Whenever I meet a teenager today, one of the first things I ask them is "what apps do you use most", but the next thing I ask is "how do you find new music".
The answer is usually something like "I don't know, I just sort of find stuff I guess?". Some have said they follow influencer's playlists on YouTube or Spotify, which I guess is the new version of the music director? Or they just get it from Spotify playlists.
But what's missing is a shared cultural experience. In the 90s, everyone at my school knew those 40 songs that the local stations played. They might know other stuff too, but you couldn't avoid those top songs. It's not the same today. And it's the same problem for visual media. We all knew the top movies at the theater, because it was the only place to see new movies. And we all knew the top TV shows because they were only on four major networks.
Kids don't have a shared cultural experience like I did.
Seems to be the case, that someone hasn't made the latent fact manifest to themselves, that they are actually on the way to become what they are missing.
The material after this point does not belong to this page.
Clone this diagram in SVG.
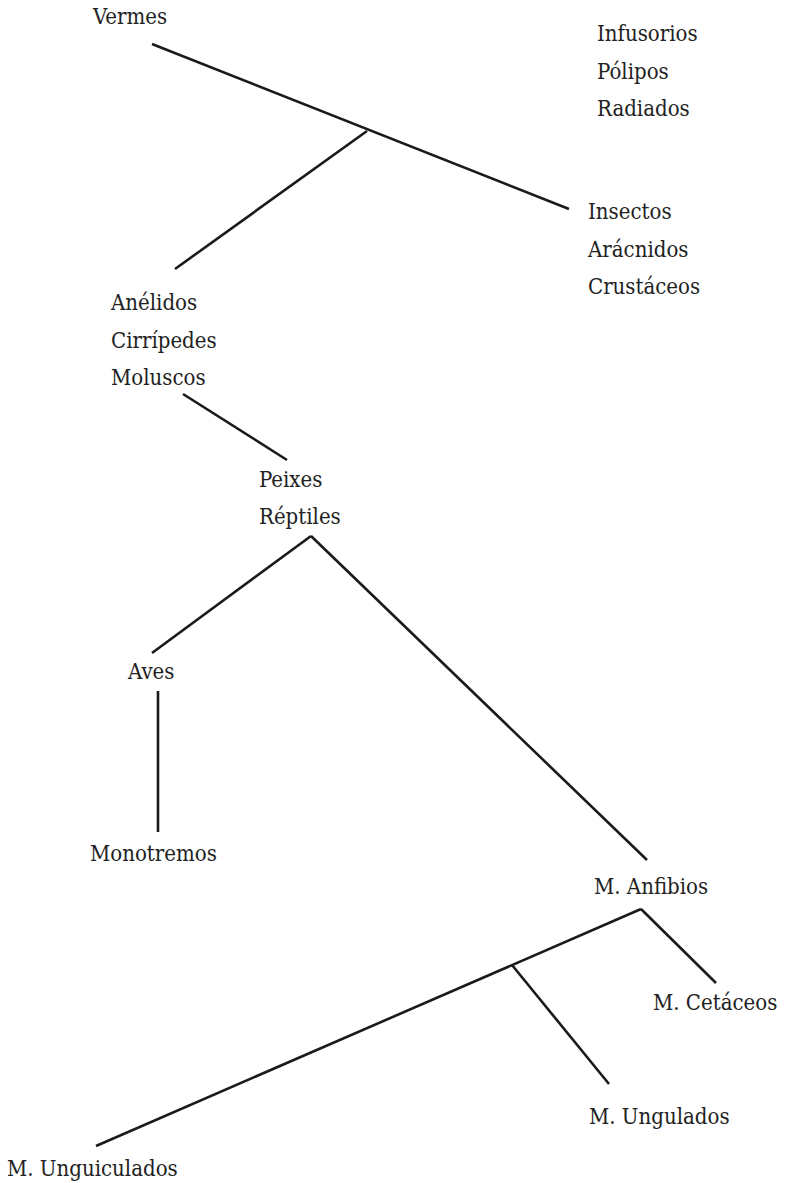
<svg xmlns="http://www.w3.org/2000/svg" width="785" height="1183" viewBox="0 0 785 1183">
<style>
.t text{font-family:'DejaVu Serif Condensed','DejaVu Serif',serif;font-stretch:condensed;font-size:22px;fill:#222}
.c line{stroke:#1a1a1a;stroke-width:2.6;stroke-linecap:butt}
</style>
<rect width="785" height="1183" fill="#fff"/>
<g id="connectors" class="c">
<line x1="152" y1="44" x2="569" y2="209"/>
<line x1="367" y1="131" x2="175" y2="269"/>
<line x1="183" y1="394" x2="287" y2="460"/>
<line x1="311" y1="536" x2="152" y2="653"/>
<line x1="311" y1="536" x2="647" y2="860"/>
<line x1="158" y1="691" x2="158" y2="832"/>
<line x1="641" y1="909" x2="716" y2="983"/>
<line x1="641" y1="909" x2="96" y2="1146"/>
<line x1="512" y1="965" x2="609" y2="1084"/>
</g>
<g class="t">
<g id="vermes"><text x="93" y="24">Vermes</text></g>
<g id="infusorios"><text x="597" y="41">Infusorios</text><text x="597" y="79">Pólipos</text><text x="597" y="116">Radiados</text></g>
<g id="insectos"><text x="588" y="219">Insectos</text><text x="588" y="257">Arácnidos</text><text x="588" y="294">Crustáceos</text></g>
<g id="anelidos"><text x="111" y="310">Anélidos</text><text x="111" y="348">Cirrípedes</text><text x="111" y="385">Moluscos</text></g>
<g id="peixes"><text x="259" y="487">Peixes</text><text x="259" y="524">Réptiles</text></g>
<g id="aves"><text x="128" y="679">Aves</text></g>
<g id="monotremos"><text x="90" y="861">Monotremos</text></g>
<g id="anfibios"><text x="594" y="894">M. Anfibios</text></g>
<g id="cetaceos"><text x="653" y="1010">M. Cetáceos</text></g>
<g id="ungulados"><text x="589" y="1124">M. Ungulados</text></g>
<g id="unguiculados"><text x="7" y="1176">M. Unguiculados</text></g>
</g>
</svg>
In my experience the algorithmic recommendation systems don't do this, I mean they might throw you a wildcard in here or there but I tend to find they overfit on some niche and it just becomes tiresome, and you don't get the commentary from the DJ who might add something like describing who the artist is, what the song's name is and maybe some flavour on the DJs interactions with the artist over time.
Needless to say you get none of that with algorithms. Spotify does recommend some good songs for me regularly and I often add them to “liked” but it’s much lonelier now. Music used to connect me with other people and now it’s just me and my Spotify.